Téléfilm sur Arte à 20 h 55

Dans le tramway bondé, alors qu’elle s’effarouche et qu’il sourit, leurs regards se croisent. Puis se recroisent. A la piscine où elle se rend, comme chaque mercredi soir et où il l’a suivie, pour la première fois, ils ne se parlent pas, suspendus au désir dont ils retardent, avec conscience, l’aboutissement. A la sortie, l’étreinte se produit dans cette furieuse urgence, cette fulgurante intimité qui fait s’entendre les corps sans que les mots n’aient à s’en mêler. Ne me dis rien : le téléfilm d’Andreas Kleinert ne pouvait avoir de meilleur titre.

Photographe, mariée avec un homme qu’elle aime et mère d’une adolescente raisonnablement rebelle, Lena (Ursina Lardi) reverra Martin (Ronald Zehrfeld), journaliste, lui aussi amoureux de sa femme. Soucieux de préserver leur couple, ils entameront une liaison qu’ils penseront pouvoir maîtriser. Certains que leur rencontre et les éclats de vie goûtés dans le décor pourpre d’une chambre d’hôtel ne déborderont pas sur un quotidien dont ils n’ont ni à se plaindre ni à souffrir.

Une lente dégradation

Ne me dis rien ne consent aucun empêchement. Traitée à la manière d’un matériau brut, la passion des amants adultères s’impose sans que ne soit exploité, pour la justifier, l’argument des sentiments – pourtant présents – ou l’excuse de l’ennui (voire la frustration) conjugal. Face à ce matériau brut qui n’offre aucune prise, il n’est rien d’autre à faire que d’attendre l’apparition de la première fissure, puis de la deuxième. Avant que le mur ne se lézarde, devienne poreux.
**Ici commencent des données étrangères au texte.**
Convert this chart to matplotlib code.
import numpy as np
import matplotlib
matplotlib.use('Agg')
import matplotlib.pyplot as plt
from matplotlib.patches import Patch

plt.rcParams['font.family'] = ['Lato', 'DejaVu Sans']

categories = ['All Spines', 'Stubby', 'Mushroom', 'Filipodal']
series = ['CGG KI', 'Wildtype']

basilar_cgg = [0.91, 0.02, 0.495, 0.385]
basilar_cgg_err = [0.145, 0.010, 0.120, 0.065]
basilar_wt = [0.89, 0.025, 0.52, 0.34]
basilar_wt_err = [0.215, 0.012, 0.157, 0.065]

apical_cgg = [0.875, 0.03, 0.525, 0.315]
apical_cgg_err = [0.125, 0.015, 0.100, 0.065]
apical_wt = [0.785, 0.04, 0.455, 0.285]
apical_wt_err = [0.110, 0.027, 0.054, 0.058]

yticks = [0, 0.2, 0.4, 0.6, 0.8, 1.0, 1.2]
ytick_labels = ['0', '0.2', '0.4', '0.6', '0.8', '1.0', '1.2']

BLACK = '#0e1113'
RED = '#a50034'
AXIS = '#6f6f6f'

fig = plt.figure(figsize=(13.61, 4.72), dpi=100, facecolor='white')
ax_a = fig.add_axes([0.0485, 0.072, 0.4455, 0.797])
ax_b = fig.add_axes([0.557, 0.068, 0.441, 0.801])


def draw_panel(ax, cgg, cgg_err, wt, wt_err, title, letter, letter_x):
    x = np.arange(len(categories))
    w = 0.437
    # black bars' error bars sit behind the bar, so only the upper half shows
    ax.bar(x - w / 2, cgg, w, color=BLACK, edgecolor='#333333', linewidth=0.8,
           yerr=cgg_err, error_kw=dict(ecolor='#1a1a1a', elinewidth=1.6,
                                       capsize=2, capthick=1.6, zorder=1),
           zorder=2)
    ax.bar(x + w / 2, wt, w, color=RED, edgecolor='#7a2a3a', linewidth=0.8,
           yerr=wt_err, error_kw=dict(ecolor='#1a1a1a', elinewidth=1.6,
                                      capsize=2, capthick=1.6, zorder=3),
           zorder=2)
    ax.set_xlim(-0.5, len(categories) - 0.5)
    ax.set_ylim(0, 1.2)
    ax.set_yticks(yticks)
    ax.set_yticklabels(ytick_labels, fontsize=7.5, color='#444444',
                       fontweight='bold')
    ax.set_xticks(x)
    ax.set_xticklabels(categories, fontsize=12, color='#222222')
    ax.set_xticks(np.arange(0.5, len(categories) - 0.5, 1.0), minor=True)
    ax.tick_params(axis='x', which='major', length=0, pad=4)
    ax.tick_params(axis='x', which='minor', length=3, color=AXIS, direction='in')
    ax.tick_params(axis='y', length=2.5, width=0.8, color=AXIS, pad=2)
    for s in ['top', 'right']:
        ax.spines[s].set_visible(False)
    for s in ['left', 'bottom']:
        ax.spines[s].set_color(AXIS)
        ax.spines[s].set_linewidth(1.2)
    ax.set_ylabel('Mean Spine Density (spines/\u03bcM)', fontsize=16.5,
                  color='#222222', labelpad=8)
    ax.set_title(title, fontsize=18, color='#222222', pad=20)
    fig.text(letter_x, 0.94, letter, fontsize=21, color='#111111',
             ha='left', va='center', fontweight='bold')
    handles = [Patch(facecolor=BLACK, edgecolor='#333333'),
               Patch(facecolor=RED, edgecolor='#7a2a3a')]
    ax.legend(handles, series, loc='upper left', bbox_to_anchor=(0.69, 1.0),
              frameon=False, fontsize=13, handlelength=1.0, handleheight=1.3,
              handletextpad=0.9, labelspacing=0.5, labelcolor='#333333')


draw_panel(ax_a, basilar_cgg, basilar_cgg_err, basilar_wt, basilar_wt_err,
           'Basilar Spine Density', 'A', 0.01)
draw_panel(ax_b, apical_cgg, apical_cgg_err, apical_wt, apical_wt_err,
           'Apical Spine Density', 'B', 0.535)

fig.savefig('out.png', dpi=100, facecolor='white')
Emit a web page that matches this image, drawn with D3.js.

Martin (Roeland Wiesnekker) et Lena (Ursina Lardi). / © SWR/JULIA VON VIETINGHOFF

La parenthèse d’un week-end à la mer, où il a fallu mentir plus qu’à l’ordinaire, et dont les digues d’étanchéité se rompent au retour. La soirée d’un réveillon où, chacun, dans son foyer, se sent aspiré par le manque du corps de l’autre. Les larmes, la douleur, le dépit… Andreas Kleinert enregistre cette lente dégradation dans laquelle pourtant Lena et Martin choisiront de ne pas sombrer, soustrayant ainsi le film à une entière noirceur. Il n’empêche que la scène finale, filmée à travers la vitre d’un café, sans qu’aucune parole ne s’échange, fait un clin d’œil si grand à l’esthétique d’Edward Hopper qu’on ne peut échapper au désenchantement dont le film n’a cessé de repousser l’avènement.

Ne me dis rien, d’Andreas Kleinert. Avec Ursina Lardi, Sarah Hostettler, Ronald Zehrfeld (All., 2016, 90 min).